* BEGIN *

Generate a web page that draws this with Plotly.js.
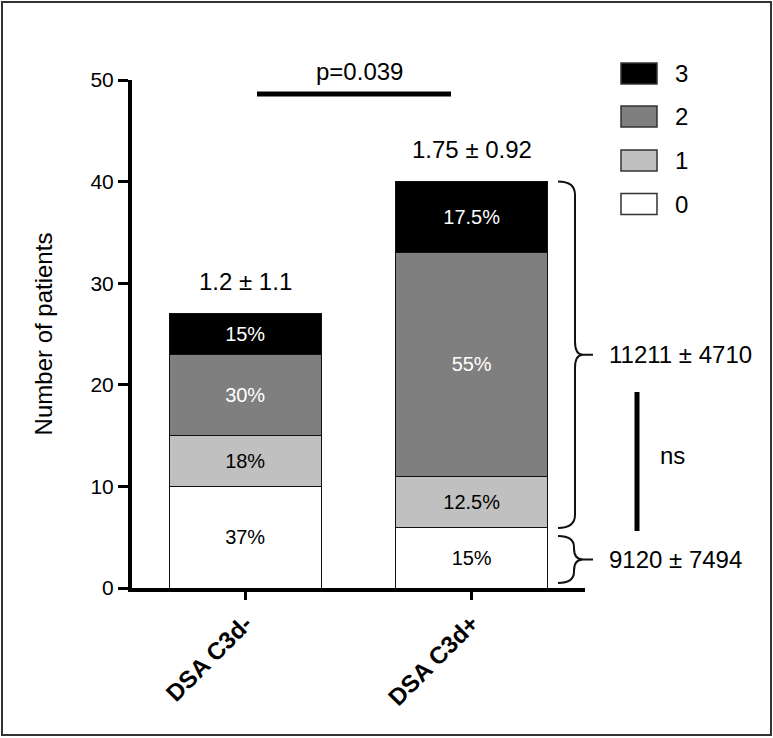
<!DOCTYPE html>
<html><head><meta charset="utf-8">
<script src="https://cdn.plot.ly/plotly-3.0.1.min.js"></script>
<style>html,body{margin:0;padding:0;background:#fff}#chart{width:773px;height:738px}</style>
</head><body><div id="chart"></div>
<script>
// ---- data ----
const categories = ['DSA C3d-', 'DSA C3d+'];
const scoreNames = ['0', '1', '2', '3'];
const score0 = [10, 6];
const score1 = [5, 5];
const score2 = [8, 22];
const score3 = [4, 7];
const pct0 = ['37%', '15%'];
const pct1 = ['18%', '12.5%'];
const pct2 = ['30%', '55%'];
const pct3 = ['15%', '17.5%'];
const meanLabels = ['1.2 ± 1.1', '1.75 ± 0.92'];
const pLabel = 'p=0.039';
const upperGroupLabel = '11211 ± 4710';
const lowerGroupLabel = '9120 ± 7494';
const nsLabel = 'ns';
const yTickVals = [0, 10, 20, 30, 40, 50];

// ---- layout geometry ----
const W = 773, H = 738;
const L = 132, R = 585, T = 80, B = 588;
const FONT = 'Arial, "Liberation Sans", Helvetica, sans-serif';
const px = x => (x - L) / (R - L);          // pixel x -> paper x
const py = y => (B - y) / (B - T);          // pixel y -> paper y
const unitPx = (B - T) / 50;                 // pixels per data unit

const colors = ['#ffffff', '#c0c0c0', '#7f7f7f', '#000000'];
const txtColors = ['#000', '#000', '#fff', '#fff'];
const series = [score0, score1, score2, score3];
const pcts = [pct0, pct1, pct2, pct3];

const traces = series.map((vals, i) => ({
  type: 'bar', x: categories, y: vals, name: scoreNames[i],
  text: pcts[i], textposition: 'inside', insidetextanchor: 'middle',
  textfont: {family: FONT, size: 20, color: txtColors[i]},
  constraintext: 'none',
  marker: {color: colors[i], line: {color: '#111', width: 1}},
  width: 0.67, hoverinfo: 'skip'
}));

const totals = categories.map((c, k) => series.reduce((s, a) => s + a[k], 0));

const annotations = [];
const shapes = [];

// mean labels above bars
categories.forEach((c, k) => annotations.push({
  x: c, y: totals[k], xref: 'x', yref: 'y', text: meanLabels[k], showarrow: false,
  yanchor: 'middle', yshift: 32, font: {family: FONT, size: 24, color: '#000'}
}));

// p-value with bar
annotations.push({x: px(359), y: py(71), xref: 'paper', yref: 'paper', text: pLabel,
  showarrow: false, xanchor: 'center', yanchor: 'middle', font: {family: FONT, size: 24, color: '#000'}});
shapes.push({type: 'line', xref: 'paper', yref: 'paper', x0: px(257), x1: px(451), y0: py(94), y1: py(94),
  line: {color: '#000', width: 5}});

// curly braces
function brace(yTop, yBot, xEnd, xSpine, xCusp, xTick) {
  const r = Math.min(1.3, (yTop - yBot) / 4.2);
  const m = (yTop + yBot) / 2;
  const e = px(xEnd), s = px(xSpine), c = px(xCusp), t = px(xTick);
  return `M ${e},${yTop} Q ${s},${yTop} ${s},${yTop - r} L ${s},${m + r} Q ${s},${m} ${c},${m} ` +
         `Q ${s},${m} ${s},${m - r} L ${s},${yBot + r} Q ${s},${yBot} ${e},${yBot} M ${c},${m} L ${t},${m}`;
}
const upTop = totals[1], upBot = score0[1] - 1 / unitPx;
const loTop = score0[1] - 9 / unitPx, loBot = 5 / unitPx;
shapes.push({type: 'path', xref: 'paper', yref: 'y', path: brace(upTop, upBot, 558, 575, 583, 593),
  line: {color: '#111', width: 2}});
shapes.push({type: 'path', xref: 'paper', yref: 'y', path: brace(loTop, loBot, 558, 574, 583, 593),
  line: {color: '#111', width: 2}});
annotations.push({x: px(607), y: (upTop + upBot) / 2, xref: 'paper', yref: 'y', text: upperGroupLabel,
  showarrow: false, xanchor: 'left', yanchor: 'middle', font: {family: FONT, size: 24, color: '#000'}});
annotations.push({x: px(607), y: (loTop + loBot) / 2, xref: 'paper', yref: 'y', text: lowerGroupLabel,
  showarrow: false, xanchor: 'left', yanchor: 'middle', font: {family: FONT, size: 24, color: '#000'}});

// ns comparison line
shapes.push({type: 'line', xref: 'paper', yref: 'paper', x0: px(637), x1: px(637), y0: py(392), y1: py(531),
  line: {color: '#000', width: 5}});
annotations.push({x: px(672), y: py(455), xref: 'paper', yref: 'paper', text: nsLabel, showarrow: false,
  xanchor: 'center', yanchor: 'middle', font: {family: FONT, size: 24, color: '#000'}});

// custom legend (3,2,1,0 from top)
const legendY = [73.5, 116.5, 160.5, 204];
[3, 2, 1, 0].forEach((idx, j) => {
  const yc = legendY[j];
  shapes.push({type: 'rect', xref: 'paper', yref: 'paper', x0: px(621), x1: px(657),
    y0: py(yc + 10.5), y1: py(yc - 10.5), fillcolor: colors[idx], line: {color: '#333', width: 1.5}});
  annotations.push({x: px(673), y: py(yc), xref: 'paper', yref: 'paper', text: scoreNames[idx],
    showarrow: false, xanchor: 'left', yanchor: 'middle', font: {family: FONT, size: 24, color: '#000'}});
});

// outer frame
shapes.push({type: 'rect', xref: 'paper', yref: 'paper', x0: px(2), x1: px(771), y0: py(735), y1: py(2),
  line: {color: '#333', width: 2}, fillcolor: 'rgba(0,0,0,0)'});

const layout = {
  width: W, height: H, barmode: 'stack', showlegend: false,
  margin: {l: L, r: W - R, t: T, b: H - B, pad: 0},
  paper_bgcolor: '#fff', plot_bgcolor: '#fff',
  font: {family: FONT, color: '#000'},
  xaxis: {type: 'category', range: [-0.5, 1.5], showline: true, linewidth: 4, linecolor: '#000',
    ticks: 'outside', ticklen: 8, tickwidth: 3, tickcolor: '#000', tickangle: -45,
    tickfont: {family: FONT, size: 24, weight: 'bold', color: '#000'},
    showgrid: false, zeroline: false, fixedrange: true},
  yaxis: {range: [0, 50], tickvals: yTickVals, showline: true, linewidth: 4, linecolor: '#000',
    ticks: 'outside', ticklen: 10, tickwidth: 3, tickcolor: '#000',
    tickfont: {family: FONT, size: 21, color: '#000'},
    showgrid: false, zeroline: false, fixedrange: true,
    title: {text: 'Number of patients', font: {family: FONT, size: 24, color: '#000'}, standoff: 32}},
  annotations: annotations, shapes: shapes
};

Plotly.newPlot('chart', traces, layout, {displayModeBar: false, staticPlot: true});
</script>
</body></html>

* END *

Write out each line of the listing above, exactly, from its first line to the line holding "const pcts = [pct0, pct1, pct2, pct3];", inclusive. Skip the pictures.

Written answer »
Generate a web page that draws this with Plotly.js.
<!DOCTYPE html>
<html><head><meta charset="utf-8">
<script src="https://cdn.plot.ly/plotly-3.0.1.min.js"></script>
<style>html,body{margin:0;padding:0;background:#fff}#chart{width:773px;height:738px}</style>
</head><body><div id="chart"></div>
<script>
// ---- data ----
const categories = ['DSA C3d-', 'DSA C3d+'];
const scoreNames = ['0', '1', '2', '3'];
const score0 = [10, 6];
const score1 = [5, 5];
const score2 = [8, 22];
const score3 = [4, 7];
const pct0 = ['37%', '15%'];
const pct1 = ['18%', '12.5%'];
const pct2 = ['30%', '55%'];
const pct3 = ['15%', '17.5%'];
const meanLabels = ['1.2 ± 1.1', '1.75 ± 0.92'];
const pLabel = 'p=0.039';
const upperGroupLabel = '11211 ± 4710';
const lowerGroupLabel = '9120 ± 7494';
const nsLabel = 'ns';
const yTickVals = [0, 10, 20, 30, 40, 50];

// ---- layout geometry ----
const W = 773, H = 738;
const L = 132, R = 585, T = 80, B = 588;
const FONT = 'Arial, "Liberation Sans", Helvetica, sans-serif';
const px = x => (x - L) / (R - L);          // pixel x -> paper x
const py = y => (B - y) / (B - T);          // pixel y -> paper y
const unitPx = (B - T) / 50;                 // pixels per data unit

const colors = ['#ffffff', '#c0c0c0', '#7f7f7f', '#000000'];
const txtColors = ['#000', '#000', '#fff', '#fff'];
const series = [score0, score1, score2, score3];
const pcts = [pct0, pct1, pct2, pct3];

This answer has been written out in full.